Si ode per tutto un rumore di battenti che si schiudono. Ogni casa spalanca la sua porta e offre l’ospitalità della sua corte e dei suoi anditi. Chi è per via allunga il passo e varca la prima soglia. Arriva dall’interno degli edifici abbuiati un brusìo di gente che dai piani alti, i più minacciati, scende senza spavento e senza fretta. Delle voci avvertono, chiamano: «Vegnì zo! I xe qua!».

«I xe qua!» — niente altro. Vi si sente l’abitudine e il disprezzo.

Tutto si quieta a poco a poco. I vaporini che facevano le ultime corse sul Canal Grande hanno spento i fanali e si serrano ai pontili, con i quali si confondono, mandando un soffio lieve di vapore come un ansimare represso.
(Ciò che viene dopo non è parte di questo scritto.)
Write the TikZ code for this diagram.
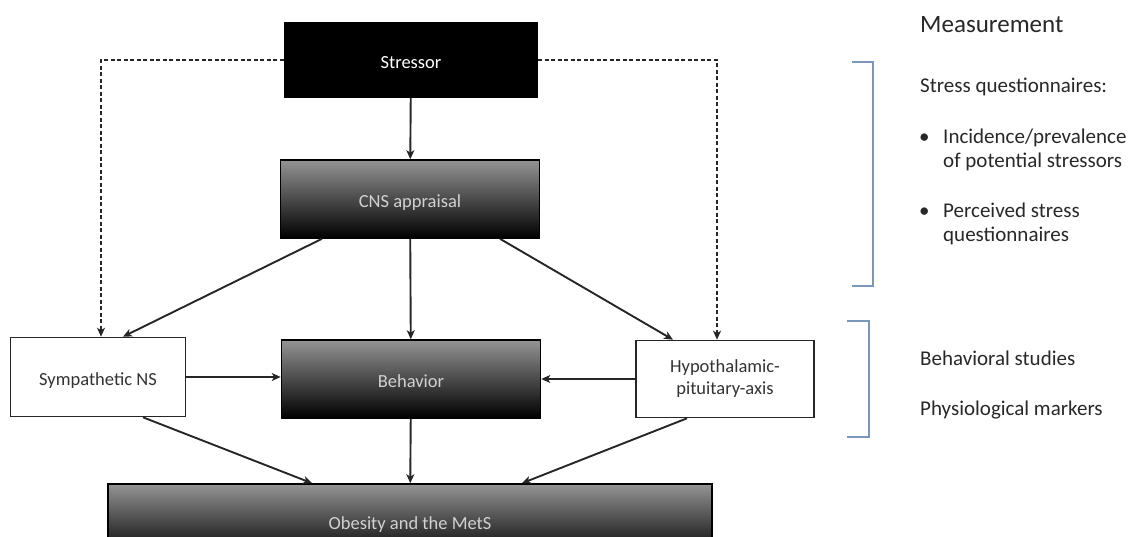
\documentclass[tikz,border=0pt]{standalone}
\usepackage{fontspec}
\setmainfont{Carlito}
\usepackage{tikz}
\usetikzlibrary{arrows.meta,positioning}
\definecolor{brackblue}{RGB}{120,150,190}
\definecolor{sidetext}{RGB}{40,40,40}

\begin{document}
\begin{tikzpicture}[x=1pt,y=-1pt,
  every node/.style={inner sep=0pt,font=\fontsize{18.5}{22}\selectfont},
  boxtext/.style={text height=17pt,text depth=0pt},
  blackbox/.style={boxtext,fill=black,text=white,minimum width=254pt,minimum height=76pt},
  shadebox/.style={boxtext,draw=black,line width=1.6pt,top color=black!42,bottom color=black,text=white!82!black,minimum width=259pt,minimum height=78pt},
  whitebox/.style={draw=black!85,line width=1.6pt,fill=white,text=black!80,minimum width=175pt,minimum height=79pt,align=center},
  flow/.style={line width=1.9pt,black!85,-{Stealth[length=9pt,width=8pt,inset=2.5pt]}},
  dflow/.style={flow,dash pattern=on 4pt off 2.5pt,line width=1.7pt},
  brack/.style={brackblue,line width=1.5pt},
  side/.style={anchor=base west,text=sidetext,font=\fontsize{21}{24}\selectfont}]
\useasboundingbox (0,0) rectangle (1134,536);
% boxes
\node[blackbox] (stressor) at (411,60) {Stressor};
\node[shadebox] (cns) at (410,199) {CNS appraisal};
\node[whitebox,boxtext] (symp) at (98,377) {Sympathetic NS};
\node[shadebox] (beh) at (411,379) {Behavior};
\node[whitebox,minimum width=178pt,minimum height=77pt] (hpa) at (725,379) {Hypothalamic-\\pituitary-axis};
\node[shadebox,minimum width=604pt,minimum height=74pt] (obes) at (410,521) {Obesity and the MetS};
% arrows
\draw[flow] (stressor) -- (cns);
\draw[dflow] (stressor.west) -| ([xshift=3pt]symp.north);
\draw[dflow] (stressor.east) -| ([xshift=-8pt]hpa.north);
\draw[flow] ([xshift=-88pt]cns.south) -- ([xshift=25pt]symp.north);
\draw[flow] (cns) -- (beh);
\draw[flow] ([xshift=90pt]cns.south) -- ([xshift=-52pt]hpa.north);
\draw[flow] (symp.east) -- (symp.east -| beh.west);
\draw[flow] (hpa.west) -- (hpa.west -| beh.east);
\draw[flow] ([xshift=45pt]symp.south) -- ([xshift=-98pt]obes.north);
\draw[flow] (beh) -- (obes);
\draw[flow] ([xshift=-38pt]hpa.south) -- ([xshift=112pt]obes.north);
% measurement side
\node[side,font=\fontsize{25}{28}\selectfont] (meas) at (920,32) {Measurement};
\coordinate (b1t) at (852,62);
\coordinate (b1b) at (852,286);
\draw[brack] (b1t) -- ++(21,0) |- (b1b);
\coordinate (b2t) at (847,321);
\coordinate (b2b) at (847,437);
\draw[brack] (b2t) -- ++(22,0) |- (b2b);
\node[side] (sq) at (920,92) {Stress questionnaires:};
\node[side] (bul1) at (919,143) {\textbullet};
\node[side] (inc1) at (943,143) {Incidence/prevalence};
\node[side] (inc2) at (943,167) {of potential stressors};
\node[side] (bul2) at (919,217) {\textbullet};
\node[side] (perc1) at (943,217) {Perceived stress};
\node[side] (perc2) at (943,241) {questionnaires};
\node[side] (bs) at (920,365) {Behavioral studies};
\node[side] (pm) at (920,415) {Physiological markers};
\end{tikzpicture}
\end{document}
Non un tuffo di remi nell’ombra dei canali.

Nessun battello si muove. Le gondole abbandonate nereggiano in folla presso alla riva fra i pali d’ormeggio. È dileguato ogni segno di vita umana. Venezia sembra vuota, sola, più grande, e ad un tratto si ha la percezione di una sua vita misteriosa e possente. Pare che la emozione che ci afferra, confusa, inesprimibile, venga dal sentimento di una presenza animata, immane, soggiogatrice.